A group of European-led astronomers has made a photograph of what appears to be a planet orbiting another star. If so, it would be the first confirmed picture of a world beyond our solar system.
"Although it is surely much bigger than a terrestrial-size object [like Earth], it is a strange feeling that it may indeed be the first planetary system beyond our own ever imaged," said Christophe Dumas, an astronomer at the European Southern Observatory.
SPACE.com revealed a similar imaging effort of another planet candidate in May by a U.S.-led team that used the Hubble Space Telescope. That possible planet has not been confirmed and could be a dim star in the background of the picture.
Otherwise, all of the more than 120 known extrasolar planets have been detected indirectly, by noting the shadow of a planet crossing in front of a star or a planet's gravitational effect on a star. Because planets are so dim compared to stars, technology has not been able to spot them amid stellar glare.
That is, perhaps, until now.
The new picture shows a dim, red point of light that Dumas and his colleagues think is a young, giant planet something like Jupiter.
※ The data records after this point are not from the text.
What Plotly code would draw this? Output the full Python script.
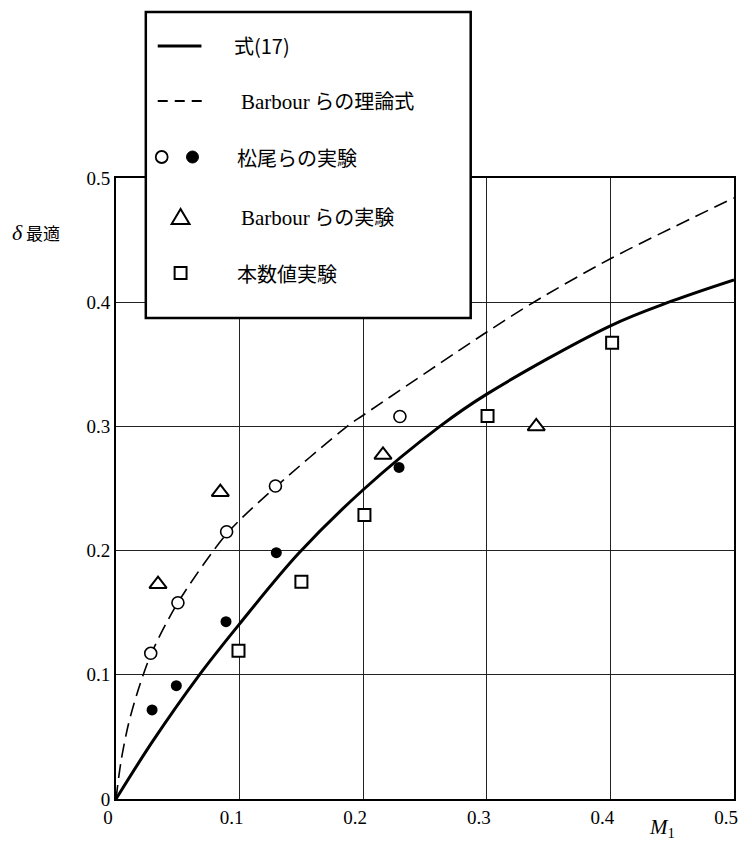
import plotly.graph_objects as go

# ---------------- data ----------------
# 式(17) curve
m_eq17 = [0, 0.03, 0.066, 0.1, 0.148, 0.2, 0.262, 0.3, 0.4, 0.45, 0.5]
d_eq17 = [0, 0.047, 0.098, 0.141, 0.198, 0.249, 0.3, 0.326, 0.381, 0.401, 0.418]
# Barbour らの理論式 curve
m_barbour_th = [0, 0.004, 0.01, 0.018, 0.0285, 0.05, 0.09, 0.13, 0.187, 0.2, 0.3, 0.338, 0.4, 0.5]
d_barbour_th = [0, 0.03, 0.06, 0.088, 0.117, 0.158, 0.214, 0.252, 0.3, 0.309, 0.376, 0.4, 0.435, 0.484]
# 松尾らの実験 (open / filled)
m_matsuo_open = [0.0281, 0.0501, 0.0895, 0.129, 0.2297]
d_matsuo_open = [0.1173, 0.158, 0.2152, 0.252, 0.308]
m_matsuo_fill = [0.0292, 0.0488, 0.089, 0.1297, 0.229]
d_matsuo_fill = [0.0717, 0.0912, 0.1428, 0.1983, 0.267]
# Barbour らの実験
m_barbour_ex = [0.034, 0.0844, 0.216, 0.340]
d_barbour_ex = [0.173, 0.247, 0.277, 0.300]
# 本数値実験
m_numeric = [0.0991, 0.150, 0.201, 0.3006, 0.4014]
d_numeric = [0.1194, 0.175, 0.2287, 0.3084, 0.3674]

x_ticks = [0, 0.1, 0.2, 0.3, 0.4, 0.5]
x_labels = ["0", "0.1", "0.2", "0.3", "0.4", "0.5"]
y_ticks = [0, 0.1, 0.2, 0.3, 0.4, 0.5]
y_labels = ["0", "0.1", "0.2", "0.3", "0.4", "0.5"]

legend_labels = [
    "式(17)",
    '<span style="font-family:Liberation Serif;font-size:21px">Barbour</span> らの理論式',
    "松尾らの実験",
    '<span style="font-family:Liberation Serif;font-size:21px">Barbour</span> らの実験',
    "本数値実験",
]

# ---------------- layout geometry (page pixels) ----------------
OFF = 8                      # default body margin of the html page
PAGE_W, PAGE_H = 752, 850
L, R, T, B = 116, 738, 178, 799

def px(x):
    return (x - L) / (R - L)

def py(y):
    return (B - y) / (B - T)

SERIF = "Liberation Serif"
CJK = "Noto Sans CJK JP"

fig = go.Figure()

fig.add_trace(go.Scatter(x=m_barbour_th, y=d_barbour_th, mode="lines",
                         line=dict(color="black", width=1.6, dash="14px,7px", shape="spline", smoothing=0.8),
                         showlegend=False, hoverinfo="skip"))
fig.add_trace(go.Scatter(x=m_eq17, y=d_eq17, mode="lines",
                         line=dict(color="black", width=3, shape="spline", smoothing=1.0),
                         showlegend=False, hoverinfo="skip"))
fig.add_trace(go.Scatter(x=m_matsuo_open, y=d_matsuo_open, mode="markers",
                         marker=dict(symbol="circle", size=12, color="white",
                                     line=dict(color="black", width=1.6)),
                         showlegend=False))
fig.add_trace(go.Scatter(x=m_matsuo_fill, y=d_matsuo_fill, mode="markers",
                         marker=dict(symbol="circle", size=11, color="black",
                                     line=dict(color="black", width=0)),
                         showlegend=False))
fig.add_trace(go.Scatter(x=m_barbour_ex, y=d_barbour_ex, mode="markers",
                         marker=dict(symbol="triangle-up", size=15, color="white",
                                     line=dict(color="black", width=2)),
                         showlegend=False))
fig.add_trace(go.Scatter(x=m_numeric, y=d_numeric, mode="markers",
                         marker=dict(symbol="square", size=12, color="white",
                                     line=dict(color="black", width=2)),
                         showlegend=False))

axis_common = dict(showgrid=True, gridcolor="#222", gridwidth=1, zeroline=False,
                   showline=True, linecolor="black", linewidth=2, mirror=True,
                   ticks="", ticklabeloverflow="allow",
                   tickfont=dict(family=SERIF, size=19, color="black"))

fig.update_xaxes(range=[0, 0.5], tickvals=x_ticks, ticktext=x_labels,
                 ticklabelshift=-8, **axis_common)
fig.update_yaxes(range=[0, 0.5], tickvals=y_ticks, ticktext=y_labels, **axis_common)

shapes = []
annotations = []

# legend box
shapes.append(dict(type="rect", xref="paper", yref="paper",
                   x0=px(146), x1=px(473), y0=py(318), y1=py(12),
                   fillcolor="white", line=dict(color="black", width=2.5), layer="above"))

rows = [46, 101, 157, 217, 273]
text_x = [233, 240, 236, 240, 236]

# row 1: solid sample
shapes.append(dict(type="line", xref="paper", yref="paper",
                   x0=px(158), x1=px(202), y0=py(rows[0]), y1=py(rows[0]),
                   line=dict(color="black", width=3), layer="above"))
# row 2: dashed sample
shapes.append(dict(type="line", xref="paper", yref="paper",
                   x0=px(158), x1=px(203), y0=py(rows[1]), y1=py(rows[1]),
                   line=dict(color="black", width=2, dash="10px,7px"), layer="above"))
# row 3: open + filled circles
r = 6
shapes.append(dict(type="circle", xref="paper", yref="paper",
                   x0=px(162 - r), x1=px(162 + r), y0=py(rows[2] + r), y1=py(rows[2] - r),
                   fillcolor="white", line=dict(color="black", width=1.8), layer="above"))
shapes.append(dict(type="circle", xref="paper", yref="paper",
                   x0=px(193 - r), x1=px(193 + r), y0=py(rows[2] + r), y1=py(rows[2] - r),
                   fillcolor="black", line=dict(color="black", width=1), layer="above"))
# row 4: triangle
cx, cy = 181, rows[3]
tri = "M {a},{b} L {c},{d} L {e},{f} Z".format(
    a=px(cx - 9), b=py(cy + 7), c=px(cx + 9), d=py(cy + 7), e=px(cx), f=py(cy - 8))
shapes.append(dict(type="path", xref="paper", yref="paper", path=tri,
                   fillcolor="white", line=dict(color="black", width=2), layer="above"))
# row 5: square
cx, cy = 181, rows[4]
shapes.append(dict(type="rect", xref="paper", yref="paper",
                   x0=px(cx - 6), x1=px(cx + 6), y0=py(cy + 6), y1=py(cy - 6),
                   fillcolor="white", line=dict(color="black", width=2), layer="above"))

for lbl, yy, xx in zip(legend_labels, rows, text_x):
    annotations.append(dict(text=lbl, xref="paper", yref="paper", x=px(xx), y=py(yy),
                            xanchor="left", yanchor="middle", showarrow=False,
                            font=dict(family=CJK, size=20, color="black")))

# axis titles
annotations.append(dict(
    text='<span style="font-family:Liberation Serif;font-style:italic;font-size:22px">δ</span> 最適',
    xref="paper", yref="paper", x=px(9), y=py(233), xanchor="left", yanchor="middle",
    showarrow=False, font=dict(family=CJK, size=17, color="black")))
annotations.append(dict(
    text="<i>M</i><sub>1</sub>",
    xref="paper", yref="paper", x=px(650), y=py(828), xanchor="left", yanchor="middle",
    showarrow=False, font=dict(family=SERIF, size=21, color="black")))

FIG_W = PAGE_W - 2 * OFF      # no horizontal overflow
FIG_H = PAGE_H - 2 * OFF      # no vertical overflow
fig.update_layout(width=FIG_W, height=FIG_H,
                  margin=dict(l=L - OFF, r=FIG_W - (R - OFF), t=T - OFF, b=FIG_H - (B - OFF)),
                  plot_bgcolor="white", paper_bgcolor="white",
                  shapes=shapes, annotations=annotations, showlegend=False)

fig.write_html("out.html")
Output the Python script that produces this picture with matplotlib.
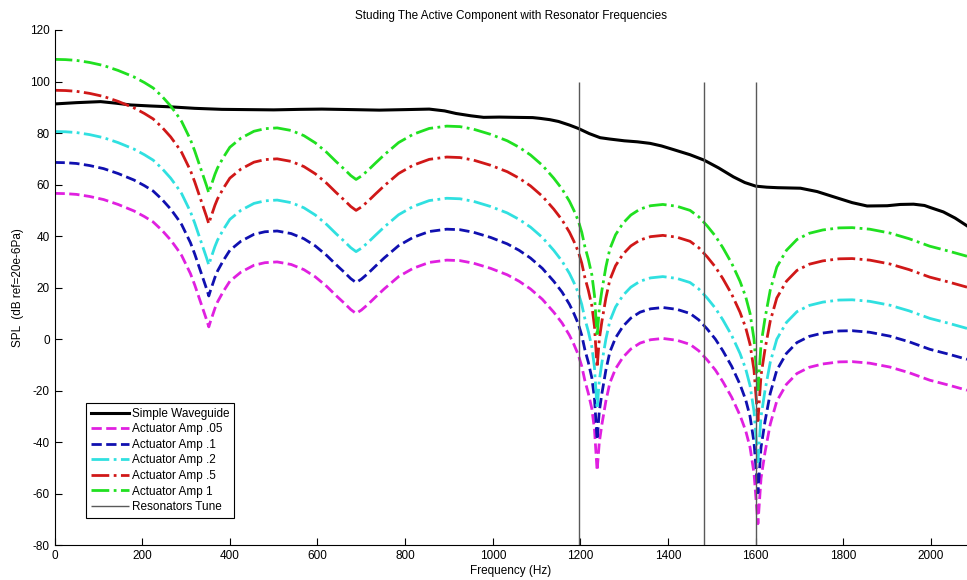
import matplotlib
matplotlib.use('Agg')
import matplotlib.pyplot as plt

plt.rcParams['font.family'] = ['Liberation Sans', 'DejaVu Sans']
plt.rcParams['font.size'] = 8.5
plt.rcParams['axes.unicode_minus'] = False

# waveguide with no control
guide_freq = [0, 50, 105, 140, 174, 220, 262, 320, 382, 440, 500, 560, 610,
              680, 741, 800, 855, 890, 916, 950, 979, 1015, 1050, 1091, 1108,
              1130, 1150, 1175, 1195, 1220, 1245, 1266, 1300, 1330, 1359, 1385,
              1412, 1450, 1482, 1515, 1549, 1575, 1600, 1625, 1650, 1702, 1740,
              1777, 1820, 1854, 1900, 1930, 1960, 1985, 2000, 2028, 2055, 2082]
guide_spl = [91.3, 91.8, 92.2, 91.6, 90.9, 90.5, 90.2, 89.6, 89.2, 89.1, 89.0,
             89.2, 89.3, 89.1, 88.9, 89.1, 89.3, 88.6, 87.6, 86.7, 86.1, 86.2,
             86.1, 86.0, 85.7, 85.2, 84.5, 83.1, 81.8, 79.8, 78.2, 77.7, 77.0,
             76.6, 76.0, 75.0, 73.6, 71.6, 69.5, 66.5, 63.0, 60.8, 59.4, 59.0,
             58.8, 58.6, 57.3, 55.3, 53.0, 51.7, 51.8, 52.3, 52.4, 51.9, 51.0,
             49.4, 47.0, 44.0]

# response for the smallest actuator amplitude (.05)
act_freq = [0, 25, 50, 80, 112, 145, 181, 205, 225, 245, 265, 280, 290, 300,
            310, 320, 328, 336, 342, 347, 352, 356, 360, 366, 372, 385, 400,
            425, 455, 480, 508, 540, 569, 595, 621, 642, 661, 676, 688, 700,
            715, 732, 752, 785, 818, 855, 895, 925, 956, 995, 1033, 1060, 1086,
            1113, 1139, 1158, 1175, 1185, 1195, 1203, 1210, 1218, 1226, 1232,
            1238, 1243, 1249, 1258, 1267, 1280, 1297, 1315, 1336, 1360, 1388,
            1420, 1450, 1470, 1489, 1508, 1525, 1545, 1564, 1577, 1587, 1596,
            1605, 1612, 1621, 1633, 1648, 1670, 1694, 1722, 1753, 1790, 1820,
            1860, 1906, 1950, 1997, 2040, 2082]
act_spl = [56.6, 56.5, 56.2, 55.4, 54.2, 52.3, 49.8, 47.6, 45.5, 42.3, 38.5,
           35.0, 32.5, 29.0, 25.5, 21.0, 17.0, 13.0, 10.0, 7.5, 4.8, 7.0, 9.0,
           12.0, 14.5, 18.5, 22.5, 26.0, 28.7, 29.7, 30.0, 29.0, 27.0, 24.2,
           20.5, 17.0, 14.0, 11.5, 10.0, 11.3, 13.5, 16.3, 19.5, 24.3, 27.5,
           29.8, 30.7, 30.5, 29.5, 27.5, 25.0, 22.5, 19.5, 15.5, 10.5, 6.3, 1.5,
           -2.0, -6.0, -10.5, -16.0, -21.0, -27.0, -35.0, -51.0, -40.0, -33.0,
           -24.0, -17.0, -11.5, -7.0, -3.8, -1.5, -0.2, 0.3, -0.4, -2.0, -4.5,
           -8.0, -12.0, -16.5, -22.5, -29.5, -35.5, -42.0, -52.0, -71.6, -54.0,
           -44.0, -33.0, -24.0, -17.5, -13.3, -10.9, -9.6, -8.8, -8.7, -9.3,
           -10.8, -13.0, -15.9, -17.8, -19.8]

# level gain of each amplitude relative to amp .05 (dB)
amp_labels = ['Actuator Amp .05', 'Actuator Amp .1', 'Actuator Amp .2',
              'Actuator Amp .5', 'Actuator Amp 1']
amp_gain = [0, 12, 24, 40, 52]
amp_colors = ['#e020e0', '#1010b0', '#30e0e0', '#d01818', '#20e020']
amp_styles = ['--', '--', '-.', '-.', '-.']

resonator_freq = [1196, 1482, 1600]

fig = plt.figure(figsize=(9.67, 5.80), dpi=100)
ax = fig.add_axes([0.0564, 0.0597, 0.9436, 0.8886])

ax.plot(guide_freq, guide_spl, '-', color='k', lw=2.2, label='Simple Waveguide')
for lab, g, c, ls in zip(amp_labels, amp_gain, amp_colors, amp_styles):
    ax.plot(act_freq, [v + g for v in act_spl], ls, color=c, lw=2.0, label=lab)
ax.vlines(resonator_freq, -80, 100, color='0.35', lw=1.0, label='Resonators Tune')

ax.set_xlim(0, 2082)
ax.set_ylim(-80, 120)
ax.set_xticks(range(0, 2001, 200))
ax.set_yticks(range(-80, 121, 20))
ax.tick_params(direction='in', length=5, width=0.8, labelsize=8.5)
ax.spines['top'].set_visible(False)
ax.spines['right'].set_visible(False)

ax.set_title('Studing The Active Component with Resonator Frequencies',
             fontsize=8.5, pad=8)
ax.set_xlabel('Frequency (Hz)', labelpad=2)
ax.set_ylabel('SPL  (dB ref=20e-6Pa)', labelpad=4)

leg = ax.legend(loc='upper left', bbox_to_anchor=(0.0345, 0.276),
                borderaxespad=0, fancybox=False, framealpha=1,
                edgecolor='k', handlelength=3.2, handletextpad=0.3,
                labelspacing=0.3, borderpad=0.4, fontsize=8.5)
leg.get_frame().set_linewidth(0.8)

fig.savefig('out.png', dpi=100)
It orbits a failed star known as a brown dwarf, a very dim type of star -- its core does not support nuclear fusion -- that astronomers have for years hoped would make for good planet hunting.
The brown dwarf, catalogued as 2M1207 and just 8 million years old, is 42 times less massive than the Sun, or some 25 times heftier than Jupiter.
The setup is 230 light-years away.
The possible planet is about five times as massive as Jupiter, the observations show. An analysis of its emissions found it contains water, which suggests its mass is in the range of planets rather than stars, the researchers announced today.
The object is still contracting into its final form and so is very warm, some 1,830 degrees Fahrenheit (1,000 Celsius), according to the research team, which was led by ESO's Gael Chauvin.
The photograph was made at ESO's Paranal Observatory in Chile with an infrared camera, which records heat rather than visible light. A system of adaptive optics on the Very Large Telescope (it's 27 feet wide, or 8.2 meters) corrects for blurring effects of Earth's atmosphere, making detailed observations possible.
The discovery will be detailed in the journal Astronomy & Astrophysics.
If it is a planet, the object orbits 55 times farther from the brown dwarf than Earth is from the Sun, or roughly twice the Earth-to-Neptune distance.
One remaining question, however, is whether the thing might instead be a star that's in the foreground or background and not gravitationally bound to the brown dwarf, a scenario the researchers say is "statistically very improbable."
Additional observations to monitor the movement of the two objects will reveal the answer within two years, the astronomers say.
How it formed
In separate work, Ray Jayawardhana of the University of Toronto has been studying the brown dwarf in question, 2M1207. He agrees that the newfound object is most likely in orbit around the brown dwarf. It could be a very dim brown dwarf in the foreground, he said, but that's doubtful.
The water found in the atmosphere, in the form of steam, "means it would have to be pretty cool and couldn't possibly be a star," Jayawardhana told SPACE.com.
Jayawardhana's team found that 2M1207, like a real star, has a surrounding disk of hydrogen gas, the leftovers of the brown dwarf's formation. But in contrast to how planets probably developed in our solar system, he does not think the planet was born out of the brown dwarf's disk. Instead, the planet and brown dwarf likely "formed together out of a clump of gas and dust," he said.
Another unsettled issue is whether an object of five Jovian masses is truly a planet. Some astronomers put the upper limit for planetary mass at 13 times what's in Jupiter. Others argue that a planet is must orbit a star and have formed out of its leftovers. There is no official definition for the term "planet."
Jayawardhana doesn't care what the new object is called, it is still very interesting from a physics perspective.
"This discovery opens up a whole new regime of objects for us to look at and learn about," he said.